Na edição da Folha de S. Paulo do dia 16 de setembro de 2022, foi publicada uma pesquisa em que sete entre dez pessoas estão com medo de sofrerem algum tipo de violência por causa de suas posições políticas. É um número altíssimo como jamais houve em outra campanha eleitoral desde o fim da ditadura. Sua consequência é gerar pavor nas pessoas, é evitar que exponham e discutam suas opiniões. Enfim, é impedir autoritariamente que façam campanha por suas candidaturas e ideologias. É o medo novamente aterrorizando e paralisando parte de uma geração. Este tema já havia aparecido na campanha de 2002 quando Regina Duarte, ex-namoradinha do Brasil e hoje namorada do fascismo, fez um vídeo dizendo que tinha medo de que Lula ganhasse as eleições. Mas nesse caso era medo de classe. Não havia nenhuma violência na campanha.
Essa pesquisa vem confirmar com dados objetivos aquilo que já se percebia intuitivamente: muita gente com medo de fazer campanha, muita gente com medo de sair às ruas nos atos ou mesmo de fazer campanha para seus candidatos, inclusive muitos ativistas. Essa atitude tem suas razões. Há uma violência política impulsionada pelo neofascista instalado em Brasília. Ela já vem de antes. O brutal assassinato de Marielle e Anderson até agora sem ser elucidado, além de vários outros que também não foram apurados.
Agora, mais recente, dois casos que geraram comoção nacional. O primeiro, Marcelo Arruda, tesoureiro do PT em Foz de Iguaçu, que foi morto por um policial penal federal bolsonarista na sua festa de aniversário. O segundo, foi o brutal assassinato de Benedito dos Santos por um apoiador de Bolsonaro no interior de Mato Grosso. Além disso, as incontáveis ameaças de morte contra quem diverge do Miliciano do Planalto e da sua gangue. As ameaças de atentado contra outras campanhas, particularmente as da esquerda. Em São Paulo, Haddad precisou suspender atividade de campanha em Presidente Prudente e Ribeirão Preto por ameaças de violência. Guilherme Boulos já havia sido ameaçado em São Bernardo do Campo.
Mas, se é correto identificar e denunciar a violência como política do Miliciano, intimidar-se com ela, paralisar as atividades, recolher-se em casa é um erro brutal e não terá nenhum resultado imediato e futuro. O que os fascios nacionais estão fazendo é o método tradicional dos fascistas por toda a história. Mesmo sendo uma minoria, são muito ativos e utilizam a violência para criar medo, pânico, pavor e paralisia. Buscam evitar que a maioria reaja e dessa forma os fascistas se impõem. Esse erro, somado ao de “jogar parado”, acreditar que a eleição já está definida, poderá ter consequências funestas para cada um de nós e para a classe trabalhadora brasileira. Essa junção de erros poderá levar o genocida a conseguir seu objetivo e aí ninguém estará seguro, mesmo dentro de casa.
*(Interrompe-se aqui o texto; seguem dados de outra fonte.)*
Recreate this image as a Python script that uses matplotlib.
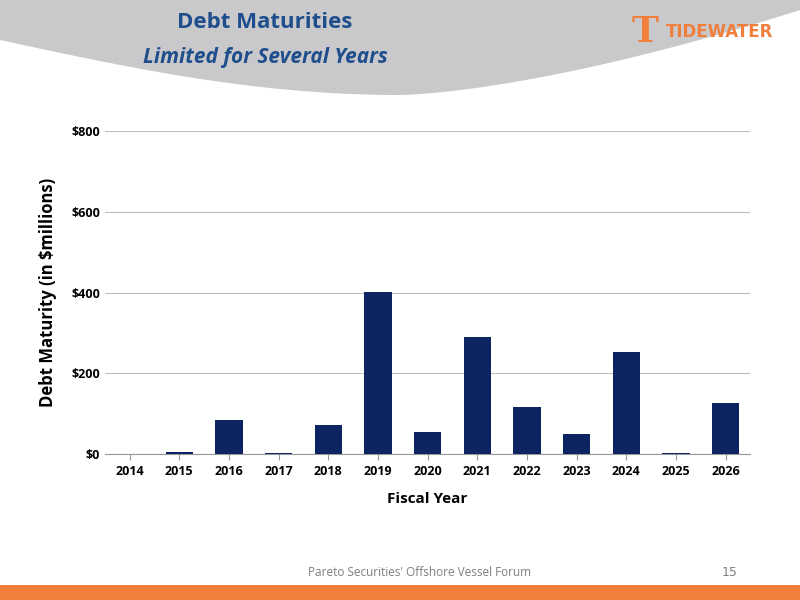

Drummond encerra o poema Congresso Internacional do Medo com os versos: “cantaremos o medo da morte e o medo de depois da morte, depois morreremos de medo e sobre nossos túmulos nascerão flores amarelas e medrosas”. Sua mensagem é que não há saída individual e coletiva ao refugiar-se no medo. É preciso enfrentá-lo e vencê-lo, e assim derrotar quem o produz. É possível derrotar Bolsonaro já no primeiro turno enfraquecendo os fascistas. Essa janela está aberta, mas para isso será preciso romper o medo e sair às ruas, fazer campanha, ganhar corações e mentes pois somos maioria. É preciso fazer com todo cuidado, porém é preciso fazer.